Is there a function $f\colon\mathbb{R}\to\mathbb{R}$ such that every non-empty open interval is mapped onto $\mathbb{R}$?

Solution 1:

The Conway base 13 function is one such function. From Wikipedia:

$f$ takes as its value every real number somewhere within every open interval $(a,b)$.

The construction of the function is a little bit complicated. Refer to the wiki page for details.

Solution 2:

My answer to this question is precisely such a function, constructed in an easy way:

There is in fact a rather easy example of a function $\mathbb R \to \mathbb R$ such that the image of every open set is $\mathbb R$: Let $(x_i)_{i\in\mathbb Z_+}$ be the binary decimal expansion of $x$, so that each $x_i\in\{0,1\}$. Let then $$f(x)=\sum_{k=1}^∞\frac{(−1)^{x_k}}k\quad \textrm{if the series converges}$$ $$f(x)=0\quad\textrm{otherwise.}$$ Since the harmonic series (or a tail of it) can be made to converge to any real number by changing signs in the appropriate way, this function has $f((a,b))=\mathbb R$ for any real $a,b$.

The harmonic series can be substituted with any other unbounded series where the summand goes to zero.

Solution 3:

Let $K$ be the Cantor set. For any $a, b\in \mathbb R,$ $a\ne 0,$ I'll also call $aK+b$ a Cantor set. Since $K$ has the cardinality of $\mathbb R,$ so do these other Cantor sets.

Note that if $U$ is any nonempty open subset of $\mathbb R,$ there exists a Cantor set inside of $U.$

Let $I_1,I_2, \dots$ be the open intervals in $\mathbb R$ with rational end points.

Claim: There are pairwise disjoint Cantor sets $K_1,K_2, \dots$ such that for each $n,$ $K_n \subset I_n.$

The claim is a nice exercise. Let's assume the result. For each $n$ there exists a bijection $f_n:K_n \to \mathbb R.$ Define $f:\mathbb R \to \mathbb R$ as follows. For each $n,$ set $f= f_n$ on $K_n.$ Set $f=0$ everywhere else.
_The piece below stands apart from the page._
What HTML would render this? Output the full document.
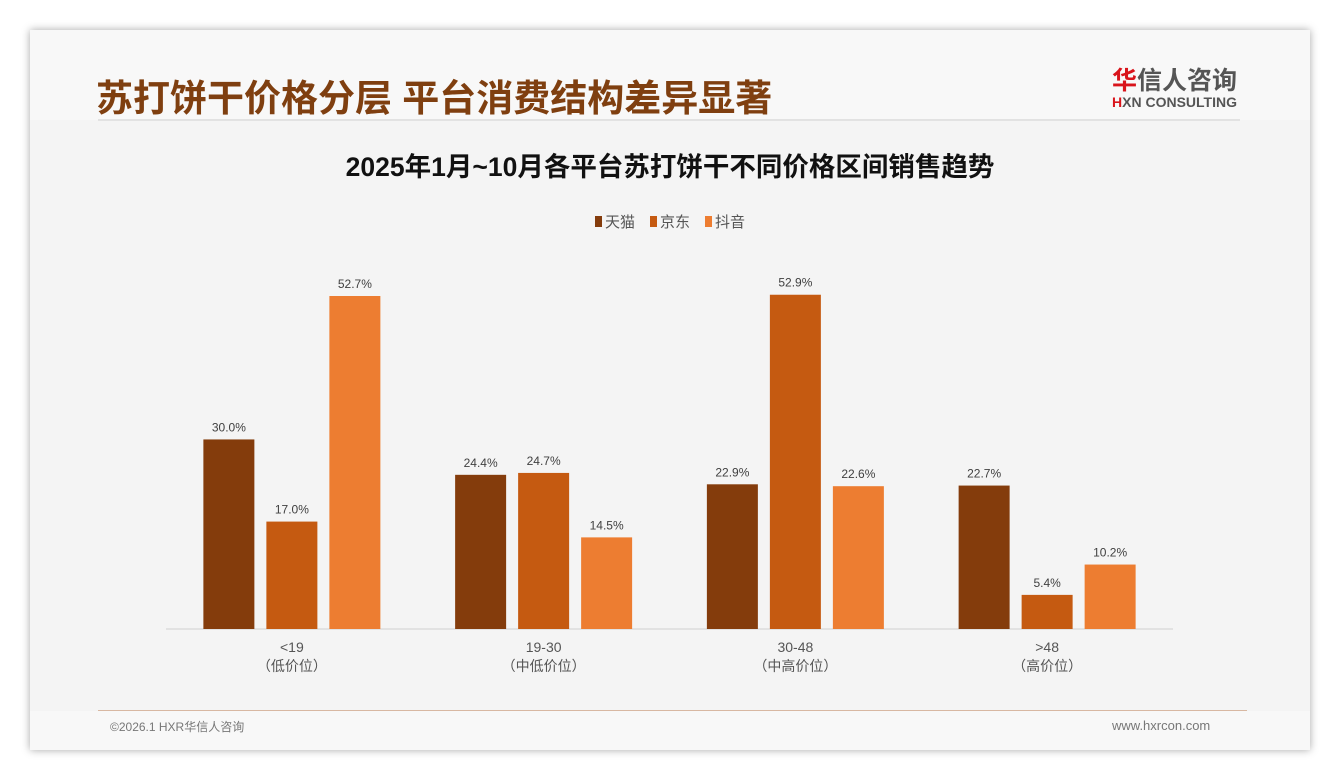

Then $f$ has the desired property. Proof: Suppose $I$ is a nonempty open interval. Then $I_n\subset I$ for some $n.$ Since $K_n \subset I_n,$ we have $\mathbb R = f(K_n) \subset f(I_n) \subset f(I),$ and we're done.

Solution 4:

I find it easier to define one from $(0,1)$ to $(0,1)$. You can use your favorite bijection to stretch each axis to $\Bbb R$. Express $x \in (0,1)$ in base $3$, choosing the expansion ending in all $2$'s for numbers which would terminate. If $x$ has an infinite number of $2$'s in the expansion, set $f(x)=x$ and ignore it in the rest. If $x$ has a finite number of $2$'s in the expansion, multiply it by $3^k$ so that the last two is just to the left of the ternary point. The expansion is now all $0$'s and $1$'s. Read it as a binary number and return that value. To show it takes all values in an interval, let somebody give you a value $y$ it should take. Express $y$ in binary. Find an interval $(\frac {3m+2}{3^k},\frac {3m+3}{3^k})$ that is within the given interval for some naturals $m,k$. Express $\frac {3m+2}{3^k}$ in ternary and append the binary of $y$ on the right. That will give you an $x$ such that $f(x)=y$ This needs a slight patch because some numbers are mapped to $1$, which is outside the range, so map them to $0.5$ and we are done.